In 20 playoff games, Chytil led all skaters with a 52.26 xGF, a 53.24 CF%, and was fourth with a 54.82 GF%. He was third in team goal scoring with 7 goals, and finished seventh with 9 points.

One of the most memorable moments came when Chytil scored against the Tampa Bay Lightning on a play that fans have dubbed “the shift”, and it was a very promising moment early on which showcased what could be possible in the future with all the kids playing up to potential.

Grade: B | Banter Consensus: B

Personally this is a case where you can look at the regular season being in the C range, and the playoffs being an A. You can quibble about whether the B should be a B-, but we are in August and if that something that you are really up in arms about... I don’t know what to tell you.

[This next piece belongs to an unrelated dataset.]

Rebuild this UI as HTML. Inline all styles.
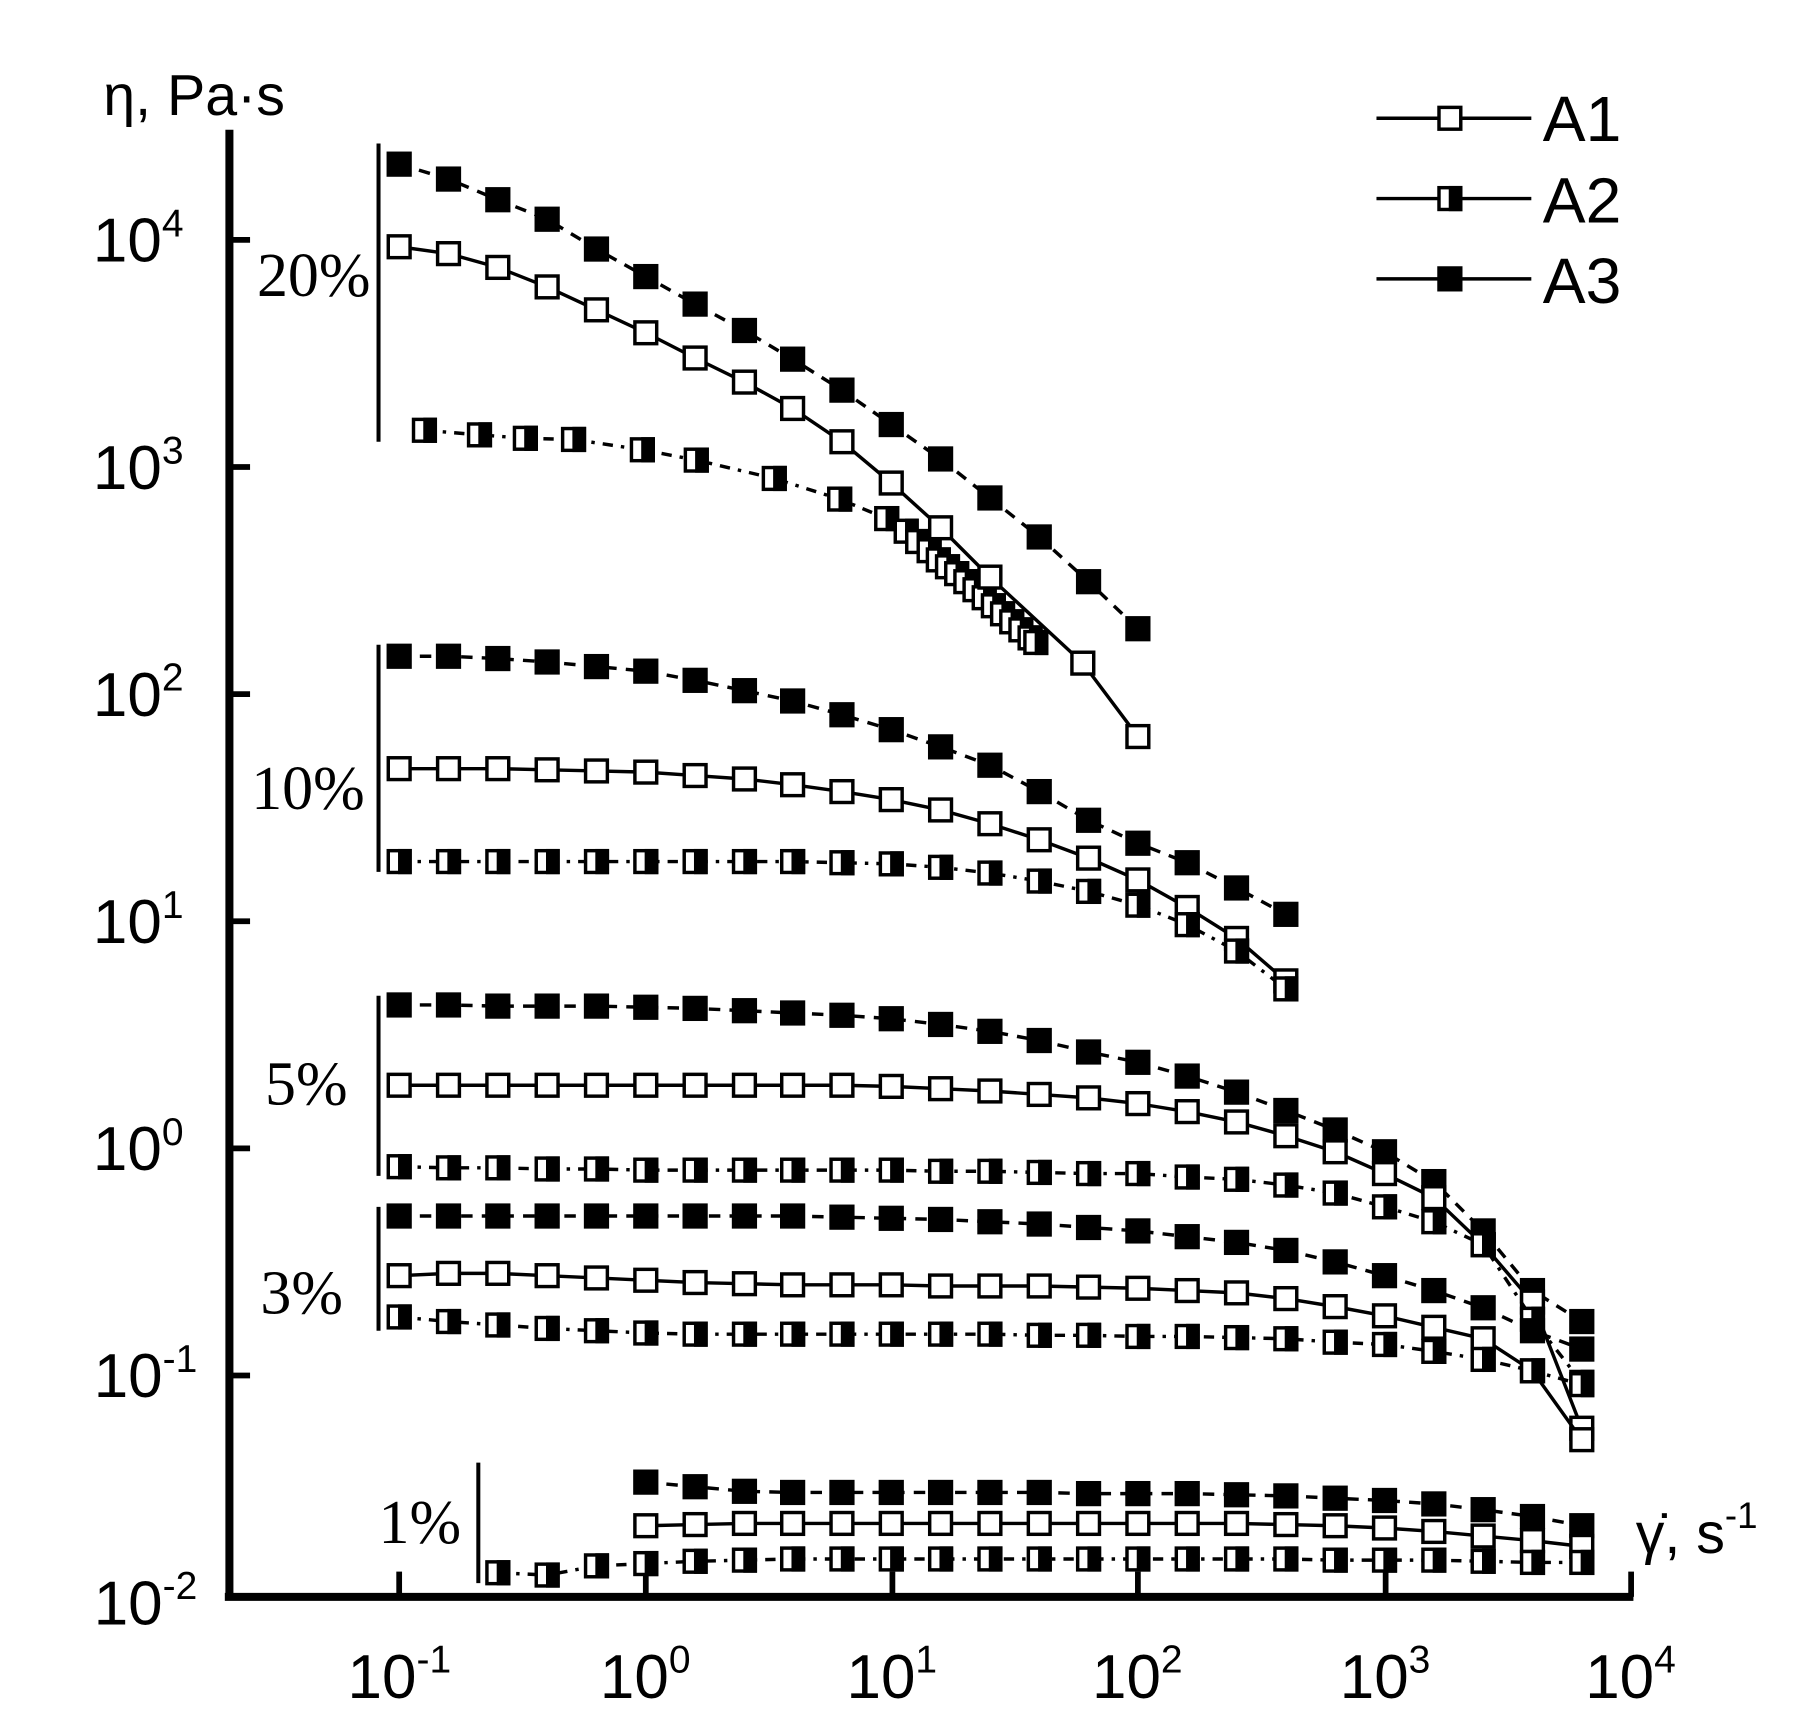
<!DOCTYPE html>
<html><head><meta charset="utf-8"><style>
html,body{margin:0;padding:0;background:#fff;}
svg{display:block;}
.t{font-family:"Liberation Sans",sans-serif;fill:#000;}
.s{font-family:"Liberation Serif",serif;fill:#000;}
</style></head><body>
<svg id="c" width="1794" height="1722" viewBox="0 0 1564 1501" xmlns="http://www.w3.org/2000/svg">
<rect width="1564" height="1501" fill="#fff"/>
<g stroke="#000" stroke-width="7" fill="none">
<line x1="200" y1="113" x2="200" y2="1395"/>
<line x1="196" y1="1392" x2="1424" y2="1392"/>
</g>
<g stroke="#000" stroke-width="5">
<line x1="200" y1="209" x2="218" y2="209"/><line x1="200" y1="407" x2="218" y2="407"/>
<line x1="200" y1="605" x2="218" y2="605"/><line x1="200" y1="803" x2="218" y2="803"/>
<line x1="200" y1="1001" x2="218" y2="1001"/><line x1="200" y1="1199" x2="218" y2="1199"/>
<line x1="348" y1="1392" x2="348" y2="1370"/><line x1="563" y1="1392" x2="563" y2="1370"/>
<line x1="778" y1="1392" x2="778" y2="1370"/><line x1="992" y1="1392" x2="992" y2="1370"/>
<line x1="1208" y1="1392" x2="1208" y2="1370"/><line x1="1422" y1="1392" x2="1422" y2="1370"/>
</g>
<g stroke="#000" stroke-width="3.5">
<line x1="330" y1="125" x2="330" y2="385"/>
<line x1="330" y1="562" x2="330" y2="760"/>
<line x1="330" y1="868" x2="330" y2="1025"/>
<line x1="330" y1="1052" x2="330" y2="1160"/>
<line x1="417" y1="1275" x2="417" y2="1380"/>
</g>
<g class="t" font-size="54" text-anchor="end">
<text x="160" y="228">10<tspan dy="-22" font-size="34">4</tspan></text>
<text x="160" y="426">10<tspan dy="-22" font-size="34">3</tspan></text>
<text x="160" y="624">10<tspan dy="-22" font-size="34">2</tspan></text>
<text x="160" y="822">10<tspan dy="-22" font-size="34">1</tspan></text>
<text x="160" y="1020">10<tspan dy="-22" font-size="34">0</tspan></text>
<text x="172" y="1218">10<tspan dy="-22" font-size="34">-1</tspan></text>
<text x="172" y="1416">10<tspan dy="-22" font-size="34">-2</tspan></text>
</g>
<g class="t" font-size="54">
<text x="303" y="1480">10<tspan dy="-22" font-size="34">-1</tspan></text>
<text x="523" y="1480">10<tspan dy="-22" font-size="34">0</tspan></text>
<text x="738" y="1480">10<tspan dy="-22" font-size="34">1</tspan></text>
<text x="952" y="1480">10<tspan dy="-22" font-size="34">2</tspan></text>
<text x="1168" y="1480">10<tspan dy="-22" font-size="34">3</tspan></text>
<text x="1382" y="1480">10<tspan dy="-22" font-size="34">4</tspan></text>
<text x="90" y="100" font-size="50">η, Pa·s</text>
<text x="1426" y="1354" font-size="50">γ̇, s<tspan dy="-22" font-size="32">-1</tspan></text>
<text x="1345" y="123" font-size="56">A1</text>
<text x="1345" y="194" font-size="56">A2</text>
<text x="1345" y="264" font-size="56">A3</text>
</g>
<g class="s" font-size="54">
<text x="224" y="258">20%</text>
<text x="219" y="705">10%</text>
<text x="231" y="963">5%</text>
<text x="227" y="1145">3%</text>
<text x="330" y="1345">1%</text>
</g>
<g id="d"></g>
</svg>
<script>
var g=document.getElementById('d'),NS='http://www.w3.org/2000/svg';
function el(n,a){var e=document.createElementNS(NS,n);for(var k in a)e.setAttribute(k,a[k]);g.appendChild(e);return e;}
var X=[348,391,434,477,520,563,606,649,691,734,777,820,863,906,949,992,1035,1078,1121,1164,1207,1250,1293,1336,1379];
function ser(type,pts){
 var p=pts.map(function(q){return q.join(',')}).join(' ');
 var dash=type==1?'':(type==2?'9,7,3,7':'10,8');
 el('polyline',{points:p,fill:'none',stroke:'#000','stroke-width':3,'stroke-dasharray':dash});
 pts.forEach(function(q){mk(type,q[0],q[1]);});
}
function mk(type,x,y){var h=11;
 if(type==3)el('rect',{x:x-h,y:y-h,width:2*h,height:2*h,fill:'#000'});
 else{el('rect',{x:x-h+1.5,y:y-h+1.5,width:2*h-3,height:2*h-3,fill:'#fff',stroke:'#000','stroke-width':3});
  if(type==2)el('rect',{x:x-1,y:y-h,width:h+1,height:2*h,fill:'#000'});}
}
function fx(ys,start){return ys.map(function(y,i){return [X[i+(start||0)],y]});}
// 20%
ser(3,fx([143,156,174,191,217,241,265,288,313,340,370,400,434,468,507,548]));
ser(2,[[370,375],[418,379],[458,382],[500,383],[560,392],[607,401],[675,417],[732,435],[773,452],[790,463],[800,472],[810,480],[818,488],[826,494],[834,500],[842,507],[850,514],[858,521],[866,528],[874,535],[882,542],[890,549],[898,556],[903,560]]);
ser(1,fx([215,221,233,250,270,290,312,333,356,385,421,460,503]).concat([[944,578],[992,642]]));
// 10%
ser(3,fx([572,572,574,577,581,585,593,602,611,623,636,651,667,690,715,735,752,774,797]));
ser(1,fx([670,670,670,671,672,673,676,679,684,690,697,706,718,732,748,767,791,818,855]));
ser(2,fx([751,751,751,751,751,751,751,751,751,752,753,756,761,768,777,789,806,829,862]));
// 5%
ser(3,fx([876,876,877,877,877,878,879,881,883,885,888,893,899,907,917,926,938,952,968,985,1004,1030,1073,1125,1152]));
ser(1,fx([946,946,946,946,946,946,946,946,946,946,947,949,951,954,957,962,969,978,990,1004,1023,1044,1085,1135,1245]));
ser(2,fx([1017,1018,1018,1019,1019,1020,1020,1020,1020,1020,1020,1021,1021,1022,1023,1023,1026,1028,1033,1040,1052,1065,1085,1150,1205]));
// 3%
ser(3,fx([1060,1060,1060,1060,1060,1060,1060,1060,1060,1061,1062,1063,1065,1067,1070,1073,1078,1083,1090,1100,1112,1125,1140,1160,1176]));
ser(1,fx([1112,1110,1110,1112,1114,1116,1118,1119,1120,1120,1120,1121,1121,1121,1122,1123,1125,1127,1132,1139,1147,1157,1167,1195,1255]));
ser(2,fx([1148,1152,1155,1158,1160,1162,1163,1163,1163,1163,1163,1163,1163,1164,1164,1165,1165,1166,1167,1170,1172,1178,1185,1195,1207]));
// 1%
ser(3,fx([1292,1296,1300,1301,1301,1301,1301,1301,1301,1302,1302,1302,1303,1304,1306,1308,1311,1316,1322,1330],5));
ser(1,fx([1330,1329,1328,1328,1328,1328,1328,1328,1328,1328,1328,1328,1328,1329,1330,1332,1335,1339,1343,1348],5));
ser(2,fx([1371,1373,1365,1363,1361,1360,1359,1359,1359,1359,1359,1359,1359,1359,1359,1359,1359,1360,1360,1360,1361,1362,1362],2));
// legend
[[103,1],[173,2],[243,3]].forEach(function(l){el('line',{x1:1200,y1:l[0],x2:1335,y2:l[0],stroke:'#000','stroke-width':3});mk(l[1],1264,l[0]);});
</script>
</body></html>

Chytil’s future is a big unknown at this point given the fact that Vincent Trocheck was signed to a seven-year deal to replace Strome as the No. 2 center. Next season Chytil is an RFA, and it remains to be seen if he will be a super No. 3 C, a winger in some capacity, or maybe even an asset in a trade. But the fact remains that there’s a lot of potential, and he showcased his ability to be a big game player.

Was it disappointing when he was struggling and playing under 10 minutes again, like a 9:21 outing in a shootout loss vs. the Detroit Red Wings? Yes... yes it was. This is just one example, but there were others you can probably remember or lookup if you are so inclined.

But I don’t need to tell you all what he just showcased against a strong Carolina Hurricanes squad, a Tampa Bay team that had won two Stanley Cups in a row, and the Pittsburgh Penguins. His performance in those games, against superior competition with high-leverage stakes, matters more to me. We’ve seen quite a fair share of players come to New York, kill it in the regular season, and fade away when it matters most. Chytil was able to elevate his game to meet the moment, and he came through in some key spots.

This season will be Chytil’s fifth full season as an NHL veteran, and he turns 23 in September. It is hard to comprehend that he’s already played 253 games (the third most of the 2017 draft class), but I think sometimes we fail to remember that Chytil was just 10 days away from being eligible for the 2018 draft instead.

I think there’s a lot of belief in Chytil, rightly so, but this essentially is going to be a make or break year. Whether it is because on his performance, team finances, or just asset management remains to be seen.